In 2013 U.S. Supreme Court Justice Sonia Sotomayor, in dissent in Adoptive Couple v. Baby Girl, pen an extended reflection about the possibility that all children have a constitutional right to a relationship with their biological parents. She argued for the “principle, recognized in our cases, that the biological bond between parent and child is meaningful.”
Justice Sotomayor continued with a review of both state custody and adoption laws, and federal cases, pointing to the possible existence of a constitutional right for children:
These rules recognize that biological fathers have a valid interest in a relationship with their child. See supra, at 2574 – 2575. And children have a reciprocal interest in knowing their biological parents. See Santosky, 455 U.S., at 760–761, n. 11, 102 S.Ct. 1388 (describing the foreclosure of a newborn child's opportunity to “ever know his natural parents” as a “los[s] [that] cannot be measured”). These rules also reflect the understanding that the biological bond between a parent and a child is a strong foundation on which a stable and caring relationship may be built. Many jurisdictions apply a custodial preference for a fit natural parent over a party lacking this biological link. See, e.g., Ex parte Terry, 494 So.2d 628, 632 (Ala.1986); Appeal of H. R., 581 A.2d 1141, 1177 (D.C.1990) (opinion of Ferren, J.); Stuhr v. Stuhr, 240 Neb. 239, 245(1992); In re Michael B., 80 N.Y.2d 299, 309 (1992). Cf. Smith v. Organization of Foster Families For Equality & Reform, 431 U.S. 816, 845, 97 S.Ct. 2094, 53 L.Ed.2d 14 (1977) (distinguishing a natural parent's “liberty interest in family privacy,” which has its source “in intrinsic human rights,” with a foster parent's parallel interest in his or her relationship with a child, which has its “origins in an arrangement in which the State has been a partner from the outset”). This preference is founded in the “presumption that fit parents act in the best interests of their children.” Troxel v. Granville, 530 U.S. 57, 68, 120 S.Ct. 2054, 147 L.Ed.2d 49 (2000) (plurality opinion). “‘[H]istorically [the law] has recognized that natural bonds of affection [will] lead parents' ” to promote their child's well-being. Ibid. (quoting Parham v. J. R., 442 U.S. 584, 602, 99 S.Ct. 2493, 61 L.Ed.2d 101 (1979). Id. at 2582.

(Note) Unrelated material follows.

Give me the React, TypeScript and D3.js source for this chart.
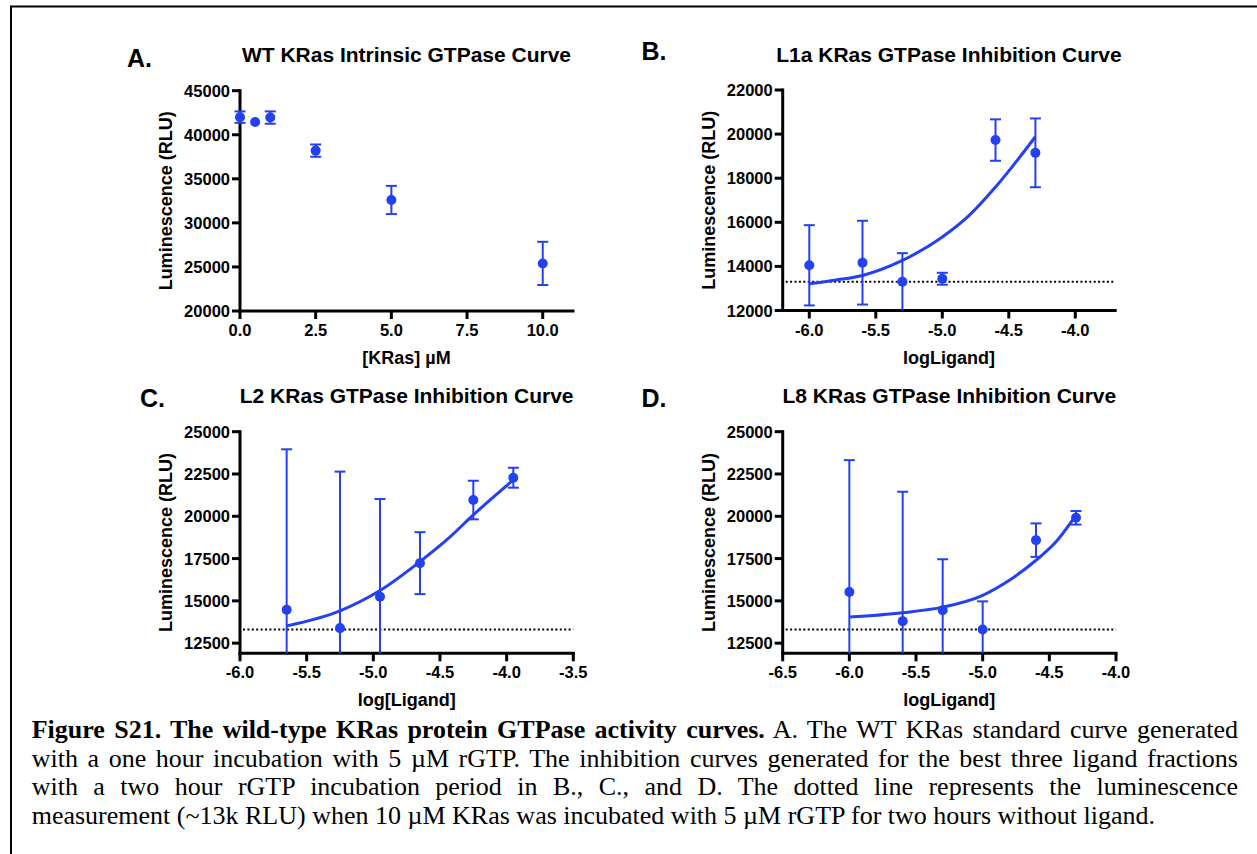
import React, { useEffect, useRef } from "react";
import * as d3 from "d3";

const BLUE = "#2340f2";

// ---------- Panel A: WT KRas intrinsic GTPase ----------
const krasA = [0, 0.5, 1, 2.5, 5, 10];
const lumA = [42000, 41450, 41950, 38200, 32600, 25400];
const errA = [650, 0, 700, 700, 1600, 2450];
const ticksXA = [0, 2.5, 5, 7.5, 10];
const ticksYA = [20000, 25000, 30000, 35000, 40000, 45000];

// ---------- Panel B: L1a ----------
const logB = [-6.0, -5.6, -5.3, -5.0, -4.6, -4.3];
const lumB = [14050, 14170, 13300, 13440, 19730, 19150];
const errB = [1820, 1900, 1300, 270, 940, 1560];
const fitXB = [-6.0, -5.8, -5.6, -5.3, -5.0, -4.8, -4.6, -4.3];
const fitYB = [13210, 13380, 13590, 14270, 15330, 16300, 17600, 19880];
const ticksXB = [-6.0, -5.5, -5.0, -4.5, -4.0];
const ticksYB = [12000, 14000, 16000, 18000, 20000, 22000];

// ---------- Panel C: L2 ----------
const logC = [-5.65, -5.25, -4.95, -4.65, -4.25, -3.95];
const lumC = [14470, 13390, 15250, 17230, 20960, 22280];
const errC = [9490, 9250, 5770, 1830, 1140, 590];
const fitXC = [-5.65, -5.25, -4.95, -4.65, -4.45, -4.25, -3.95];
const fitYC = [13520, 14410, 15610, 17320, 18600, 20080, 22150];
const ticksXC = [-6.0, -5.5, -5.0, -4.5, -4.0, -3.5];
const ticksYC = [12500, 15000, 17500, 20000, 22500, 25000];

// ---------- Panel D: L8 ----------
const logD = [-6.0, -5.6, -5.3, -5.0, -4.6, -4.3];
const lumD = [15520, 13800, 14440, 13310, 18590, 19910];
const errD = [7800, 7650, 3020, 1660, 990, 400];
const fitXD = [-6.0, -5.6, -5.3, -5.0, -4.8, -4.6, -4.45, -4.3];
const fitYD = [14040, 14300, 14630, 15330, 16220, 17400, 18490, 20070];
const ticksXD = [-6.5, -6.0, -5.5, -5.0, -4.5, -4.0];
const ticksYD = [12500, 15000, 17500, 20000, 22500, 25000];

// no-ligand luminescence (~13k RLU), dotted reference line
const noLigandRLU = 13300;

const captionBold = "Figure S21. The wild-type KRas protein GTPase activity curves.";
const captionLines = [
  " A. The WT KRas standard curve generated",
  "with a one hour incubation with 5 µM rGTP. The inhibition curves generated for the best three ligand fractions",
  "with a two hour rGTP incubation period in B., C., and D. The dotted line represents the luminescence",
  "measurement (~13k RLU) when 10 µM KRas was incubated with 5 µM rGTP for two hours without ligand.",
];

type Panel = {
  letter: string;
  title: string;
  xLabel: string;
  xs: number[];
  ys: number[];
  errs: number[];
  fitX?: number[];
  fitY?: number[];
  dotted?: boolean;
  xTicks: number[];
  yTicks: number[];
  xDomain: [number, number];
  yDomain: [number, number];
  left: number;
  top: number;
  width: number;
  height: number;
  letterX: number;
  letterY: number;
  titleY: number;
  labelDy: number;
};

const panels: Panel[] = [
  {
    letter: "A.", title: "WT KRas Intrinsic GTPase Curve", xLabel: "[KRas] µM",
    xs: krasA, ys: lumA, errs: errA, xTicks: ticksXA, yTicks: ticksYA,
    xDomain: [0, 11], yDomain: [20000, 45000],
    left: 240, top: 90.7, width: 333, height: 220.3, letterX: 127, letterY: 66.5, titleY: 61.7, labelDy: 53,
  },
  {
    letter: "B.", title: "L1a KRas GTPase Inhibition Curve", xLabel: "logLigand]",
    xs: logB, ys: lumB, errs: errB, fitX: fitXB, fitY: fitYB, dotted: true,
    xTicks: ticksXB, yTicks: ticksYB, xDomain: [-6.2, -3.7], yDomain: [12000, 22000],
    left: 782.7, top: 90, width: 332.5, height: 220.5, letterX: 641.5, letterY: 60, titleY: 61.7, labelDy: 53,
  },
  {
    letter: "C.", title: "L2 KRas GTPase Inhibition Curve", xLabel: "log[Ligand]",
    xs: logC, ys: lumC, errs: errC, fitX: fitXC, fitY: fitYC, dotted: true,
    xTicks: ticksXC, yTicks: ticksYC, xDomain: [-6.0, -3.5], yDomain: [11900, 25000],
    left: 240, top: 431.7, width: 333.3, height: 221.6, letterX: 140, letterY: 406.5, titleY: 403.3, labelDy: 53,
  },
  {
    letter: "D.", title: "L8 KRas GTPase Inhibition Curve", xLabel: "logLigand]",
    xs: logD, ys: lumD, errs: errD, fitX: fitXD, fitY: fitYD, dotted: true,
    xTicks: ticksXD, yTicks: ticksYD, xDomain: [-6.5, -4.0], yDomain: [11900, 25000],
    left: 782.7, top: 431.7, width: 333.3, height: 221.6, letterX: 641.5, letterY: 406.5, titleY: 403.3, labelDy: 53,
  },
];

const SANS = "'Liberation Sans', Arial, Helvetica, sans-serif";
const SERIF = "'Liberation Serif', 'Times New Roman', serif";

function drawPanel(svg: d3.Selection<SVGSVGElement, unknown, null, undefined>, p: Panel) {
  const x = d3.scaleLinear().domain(p.xDomain).range([p.left, p.left + p.width]);
  const y = d3.scaleLinear().domain(p.yDomain).range([p.top + p.height, p.top]);
  const bottom = p.top + p.height;
  const g = svg.append("g").attr("font-family", SANS).attr("font-weight", "bold").attr("fill", "#000");

  g.append("text").attr("x", p.letterX).attr("y", p.letterY).attr("font-size", 25).text(p.letter);
  g.append("text")
    .attr("x", p.left + p.width / 2)
    .attr("y", p.titleY)
    .attr("text-anchor", "middle")
    .attr("font-size", 21)
    .text(p.title);

  // axes
  const ax = g.append("g").attr("stroke", "#000").attr("stroke-width", 3).attr("stroke-linecap", "square");
  ax.append("line").attr("x1", p.left).attr("x2", p.left).attr("y1", p.top).attr("y2", bottom);
  ax.append("line").attr("x1", p.left).attr("x2", p.left + p.width).attr("y1", bottom).attr("y2", bottom);
  ax.selectAll("line.yt")
    .data(p.yTicks)
    .join("line")
    .attr("class", "yt")
    .attr("stroke-linecap", "butt")
    .attr("x1", p.left - 8)
    .attr("x2", p.left)
    .attr("y1", (d) => y(d))
    .attr("y2", (d) => y(d));
  ax.selectAll("line.xt")
    .data(p.xTicks)
    .join("line")
    .attr("class", "xt")
    .attr("stroke-linecap", "butt")
    .attr("x1", (d) => x(d))
    .attr("x2", (d) => x(d))
    .attr("y1", bottom)
    .attr("y2", bottom + 8);

  g.selectAll("text.yl")
    .data(p.yTicks)
    .join("text")
    .attr("class", "yl")
    .attr("x", p.left - 10)
    .attr("y", (d) => y(d) + 6)
    .attr("text-anchor", "end")
    .attr("font-size", 16.5)
    .text((d) => String(d));
  g.selectAll("text.xl")
    .data(p.xTicks)
    .join("text")
    .attr("class", "xl")
    .attr("x", (d) => x(d))
    .attr("y", bottom + 25)
    .attr("text-anchor", "middle")
    .attr("font-size", 16.5)
    .text((d) => d.toFixed(1));

  g.append("text")
    .attr("transform", `translate(${p.left - 68},${p.top + p.height / 2}) rotate(-90)`)
    .attr("text-anchor", "middle")
    .attr("font-size", 18)
    .text("Luminescence (RLU)");
  g.append("text")
    .attr("x", p.left + p.width / 2)
    .attr("y", bottom + p.labelDy)
    .attr("text-anchor", "middle")
    .attr("font-size", 18)
    .text(p.xLabel);

  // dotted no-ligand line
  if (p.dotted) {
    svg
      .append("line")
      .attr("x1", p.left + 3)
      .attr("x2", p.left + p.width)
      .attr("y1", y(noLigandRLU))
      .attr("y2", y(noLigandRLU))
      .attr("stroke", "#000")
      .attr("stroke-width", 2)
      .attr("stroke-dasharray", "2 2.4");
  }

  // fitted curve
  if (p.fitX && p.fitY) {
    const pts = p.fitX.map((v, i) => [v, p.fitY![i]] as [number, number]);
    const line = d3
      .line<[number, number]>()
      .x((d) => x(d[0]))
      .y((d) => y(d[1]))
      .curve(d3.curveMonotoneX);
    svg
      .append("path")
      .attr("d", line(pts) || "")
      .attr("fill", "none")
      .attr("stroke", BLUE)
      .attr("stroke-width", 3);
  }

  // error bars
  const eb = svg.append("g").attr("stroke", BLUE).attr("stroke-width", 2).attr("fill", "none");
  p.xs.forEach((xv, i) => {
    const v = p.ys[i];
    const e = p.errs[i];
    if (e <= 0) return;
    const hi = Math.min(v + e, p.yDomain[1]);
    const lo = Math.max(v - e, p.yDomain[0]);
    const cx = x(xv);
    eb.append("line").attr("x1", cx).attr("x2", cx).attr("y1", y(hi)).attr("y2", y(lo));
    if (v + e <= p.yDomain[1])
      eb.append("line").attr("x1", cx - 5.5).attr("x2", cx + 5.5).attr("y1", y(hi)).attr("y2", y(hi));
    if (v - e > p.yDomain[0])
      eb.append("line").attr("x1", cx - 5.5).attr("x2", cx + 5.5).attr("y1", y(lo)).attr("y2", y(lo));
  });

  // points
  svg
    .append("g")
    .selectAll("circle")
    .data(p.xs)
    .join("circle")
    .attr("cx", (d) => x(d))
    .attr("cy", (_d, i) => y(p.ys[i]))
    .attr("r", 5)
    .attr("fill", BLUE);
}

export default function App() {
  const ref = useRef<SVGSVGElement>(null);
  useEffect(() => {
    if (!ref.current) return;
    const svg = d3.select(ref.current);
    svg.selectAll("*").remove();

    svg.append("rect").attr("x", 0).attr("y", 0).attr("width", 1257).attr("height", 854).attr("fill", "#fff");
    // frame
    svg.append("line").attr("x1", 11).attr("x2", 1257).attr("y1", 6.5).attr("y2", 6.5)
      .attr("stroke", "#000").attr("stroke-width", 2);
    svg.append("line").attr("x1", 11).attr("x2", 11).attr("y1", 5.5).attr("y2", 854)
      .attr("stroke", "#000").attr("stroke-width", 2);

    panels.forEach((p) => drawPanel(svg, p));

    // caption
    const capX = 31.7;
    const capRight = 1238;
    const baselines = [738, 766.6, 795.2, 823.8];
    const fs = 26;
    captionLines.forEach((ln, i) => {
      const t = svg
        .append("text")
        .attr("x", capX)
        .attr("y", baselines[i])
        .attr("font-family", SERIF)
        .attr("font-size", fs)
        .attr("fill", "#000")
        .attr("xml:space", "preserve");
      let full = ln;
      if (i === 0) {
        t.append("tspan").attr("font-weight", "bold").text(captionBold);
        t.append("tspan").text(ln);
        full = captionBold + ln;
      } else {
        t.text(ln);
      }
      if (i < captionLines.length - 1) {
        const node = t.node() as SVGTextElement;
        const w = node.getComputedTextLength();
        const spaces = (full.match(/ /g) || []).length;
        const extra = (capRight - capX - w) / spaces;
        t.attr("word-spacing", extra);
      }
    });
  }, []);

  return (
    <div style={{ position: "absolute", left: 0, top: 0 }}>
      <svg ref={ref} width={1257} height={854} style={{ display: "block" }} />
    </div>
  );
}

Other Justices from time to time have written in similar fashion. In a suit wherein grandparents sought visitation rights with their grandchildren, Troxel v. Granville, (2000), Justice Stevens wrote that “[w]hile this Court has not yet had occasion to elucidate the nature of a child's liberty interests in preserving established familial or family-like bonds, … it seems to me extremely likely that, to the extent parents and families have fundamental liberty interests in preserving such intimate relationships, so, too, do children have these interests, and so, too, must their interests be balanced in the equation.”
Children should not be separated from their parents unless there are serious problems with the parent child relationship – for example, if a parent substantially hurts, sexually assaults or does not feed the child.
Children have the right to food, clothing, education and a safe place to live so they can develop in the best possible way. But poverty is not a reason to separate a family. If the government can provide foster parents between $800 - $1000 a month per child for care, then they should also be to use these same funds to help families and their children stay together. The Family First Act of 2017 provides for this yet only a few states have started to do this after 3-years.
While child-welfare workers have the important but difficult job of ensuring the safety of children, they nonetheless must act in accordance with constitutional principles. Child-welfare workers, and the agencies they work for, cannot and should not interfere with the fundamental constitutional right to familial relations and integrity, the right to make decisions as to the companionship, care, custody, and management of one's children, or the right to be free from illegal seizure, without being subjected to a civil-rights action.